• _Material_:
########
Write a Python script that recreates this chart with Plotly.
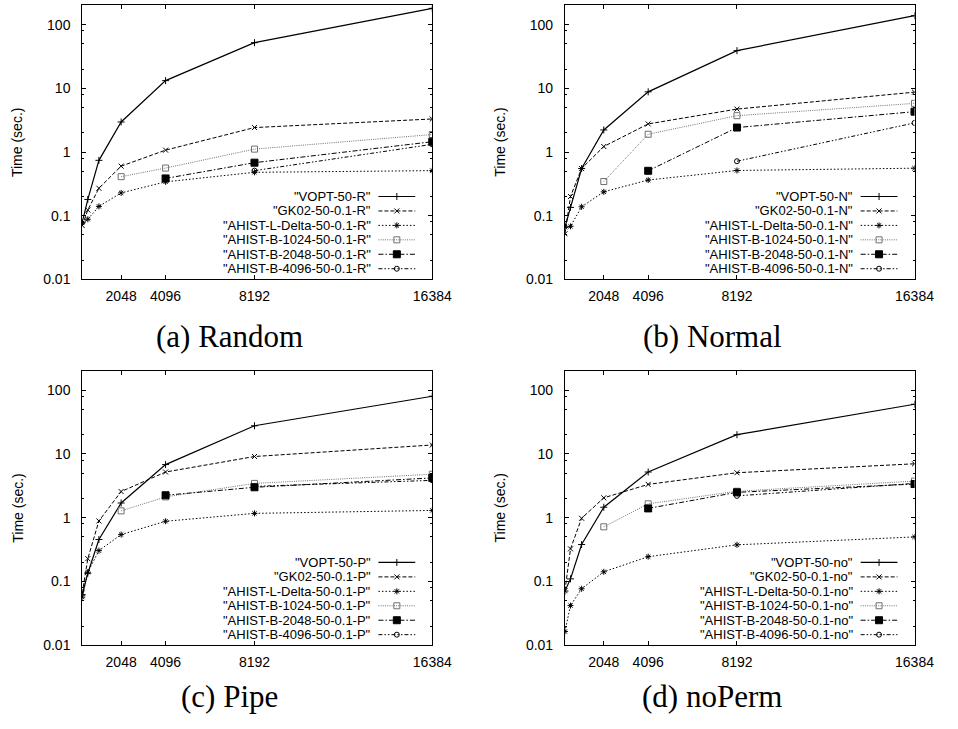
########
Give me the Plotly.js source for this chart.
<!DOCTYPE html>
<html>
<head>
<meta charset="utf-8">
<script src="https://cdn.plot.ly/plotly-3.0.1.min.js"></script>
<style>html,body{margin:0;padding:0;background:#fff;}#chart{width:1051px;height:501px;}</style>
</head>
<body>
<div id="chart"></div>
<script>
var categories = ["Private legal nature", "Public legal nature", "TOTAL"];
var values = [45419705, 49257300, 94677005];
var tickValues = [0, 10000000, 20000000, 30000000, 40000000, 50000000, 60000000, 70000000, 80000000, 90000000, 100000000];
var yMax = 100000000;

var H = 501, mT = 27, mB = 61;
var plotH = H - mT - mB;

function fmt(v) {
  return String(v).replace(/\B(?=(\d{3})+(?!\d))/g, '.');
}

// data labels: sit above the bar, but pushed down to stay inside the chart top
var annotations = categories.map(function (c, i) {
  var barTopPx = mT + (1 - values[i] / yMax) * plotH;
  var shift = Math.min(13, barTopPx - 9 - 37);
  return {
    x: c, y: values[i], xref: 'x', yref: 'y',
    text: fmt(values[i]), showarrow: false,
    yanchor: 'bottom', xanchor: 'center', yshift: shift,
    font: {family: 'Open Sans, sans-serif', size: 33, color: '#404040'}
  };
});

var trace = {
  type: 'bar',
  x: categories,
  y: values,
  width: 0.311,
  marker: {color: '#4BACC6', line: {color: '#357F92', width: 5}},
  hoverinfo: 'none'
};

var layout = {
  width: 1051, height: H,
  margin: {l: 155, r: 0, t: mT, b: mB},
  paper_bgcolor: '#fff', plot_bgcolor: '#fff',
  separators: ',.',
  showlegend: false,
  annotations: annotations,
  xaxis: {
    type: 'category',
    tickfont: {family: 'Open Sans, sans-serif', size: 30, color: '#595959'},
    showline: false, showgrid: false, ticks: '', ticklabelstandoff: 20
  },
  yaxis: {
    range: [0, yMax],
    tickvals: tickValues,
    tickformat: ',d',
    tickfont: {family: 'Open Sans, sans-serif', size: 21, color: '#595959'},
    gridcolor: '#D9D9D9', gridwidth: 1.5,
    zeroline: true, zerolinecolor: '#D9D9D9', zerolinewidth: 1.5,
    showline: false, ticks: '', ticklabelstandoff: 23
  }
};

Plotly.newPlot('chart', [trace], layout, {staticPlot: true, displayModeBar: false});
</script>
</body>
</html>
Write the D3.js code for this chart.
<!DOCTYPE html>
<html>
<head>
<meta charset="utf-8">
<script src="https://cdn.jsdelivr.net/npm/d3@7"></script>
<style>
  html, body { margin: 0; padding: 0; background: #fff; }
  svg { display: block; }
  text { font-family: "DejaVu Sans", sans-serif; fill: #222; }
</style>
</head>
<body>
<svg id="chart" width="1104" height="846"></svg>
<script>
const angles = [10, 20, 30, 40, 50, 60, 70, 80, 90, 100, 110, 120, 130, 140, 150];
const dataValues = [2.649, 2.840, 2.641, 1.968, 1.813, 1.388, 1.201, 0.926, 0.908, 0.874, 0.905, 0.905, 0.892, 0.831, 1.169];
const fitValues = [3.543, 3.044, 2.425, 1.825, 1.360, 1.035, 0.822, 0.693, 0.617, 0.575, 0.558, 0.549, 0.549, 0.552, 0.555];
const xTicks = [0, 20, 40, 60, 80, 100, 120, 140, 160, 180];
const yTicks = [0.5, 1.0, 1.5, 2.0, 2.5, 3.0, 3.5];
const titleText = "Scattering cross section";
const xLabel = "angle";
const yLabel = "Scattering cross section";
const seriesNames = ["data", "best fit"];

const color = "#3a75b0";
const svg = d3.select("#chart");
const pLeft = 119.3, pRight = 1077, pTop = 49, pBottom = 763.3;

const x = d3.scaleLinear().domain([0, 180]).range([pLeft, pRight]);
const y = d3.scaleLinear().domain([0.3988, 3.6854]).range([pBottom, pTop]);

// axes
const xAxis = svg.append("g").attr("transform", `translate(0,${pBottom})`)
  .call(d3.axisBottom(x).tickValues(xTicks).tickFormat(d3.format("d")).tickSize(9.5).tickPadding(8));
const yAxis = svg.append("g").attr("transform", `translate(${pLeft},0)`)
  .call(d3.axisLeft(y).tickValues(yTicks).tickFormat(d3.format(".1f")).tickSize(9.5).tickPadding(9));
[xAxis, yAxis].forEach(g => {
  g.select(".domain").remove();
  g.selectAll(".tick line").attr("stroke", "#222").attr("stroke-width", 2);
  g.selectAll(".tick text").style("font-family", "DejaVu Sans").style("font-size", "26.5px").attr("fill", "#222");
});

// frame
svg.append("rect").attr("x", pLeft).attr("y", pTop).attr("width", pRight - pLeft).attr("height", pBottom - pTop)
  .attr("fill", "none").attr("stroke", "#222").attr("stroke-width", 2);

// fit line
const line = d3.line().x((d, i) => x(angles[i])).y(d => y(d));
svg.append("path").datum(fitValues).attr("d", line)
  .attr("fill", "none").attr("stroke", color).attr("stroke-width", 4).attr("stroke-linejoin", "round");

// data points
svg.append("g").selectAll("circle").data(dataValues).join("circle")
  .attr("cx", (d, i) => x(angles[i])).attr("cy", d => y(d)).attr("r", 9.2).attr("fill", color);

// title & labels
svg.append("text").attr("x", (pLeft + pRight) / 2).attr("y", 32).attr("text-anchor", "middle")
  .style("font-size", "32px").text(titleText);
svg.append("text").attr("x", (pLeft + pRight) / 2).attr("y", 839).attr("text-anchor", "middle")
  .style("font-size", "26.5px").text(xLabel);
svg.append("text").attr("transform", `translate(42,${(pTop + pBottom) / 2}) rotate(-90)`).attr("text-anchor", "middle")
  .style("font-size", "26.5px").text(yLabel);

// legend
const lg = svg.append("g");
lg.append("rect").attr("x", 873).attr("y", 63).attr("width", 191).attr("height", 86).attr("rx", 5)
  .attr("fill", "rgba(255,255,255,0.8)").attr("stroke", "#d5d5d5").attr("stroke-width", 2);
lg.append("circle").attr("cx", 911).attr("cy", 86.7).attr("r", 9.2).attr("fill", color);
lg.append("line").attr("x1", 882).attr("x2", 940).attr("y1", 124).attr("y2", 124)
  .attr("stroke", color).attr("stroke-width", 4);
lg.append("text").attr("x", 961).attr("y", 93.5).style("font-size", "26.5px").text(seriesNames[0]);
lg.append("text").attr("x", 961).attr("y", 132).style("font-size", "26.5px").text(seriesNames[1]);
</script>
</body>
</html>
########
• _To be done_: Check each line above for the string "Write" and show the ones that have it.

• _The completed task_:
Write a Python script that recreates this chart with Plotly.
Write the D3.js code for this chart.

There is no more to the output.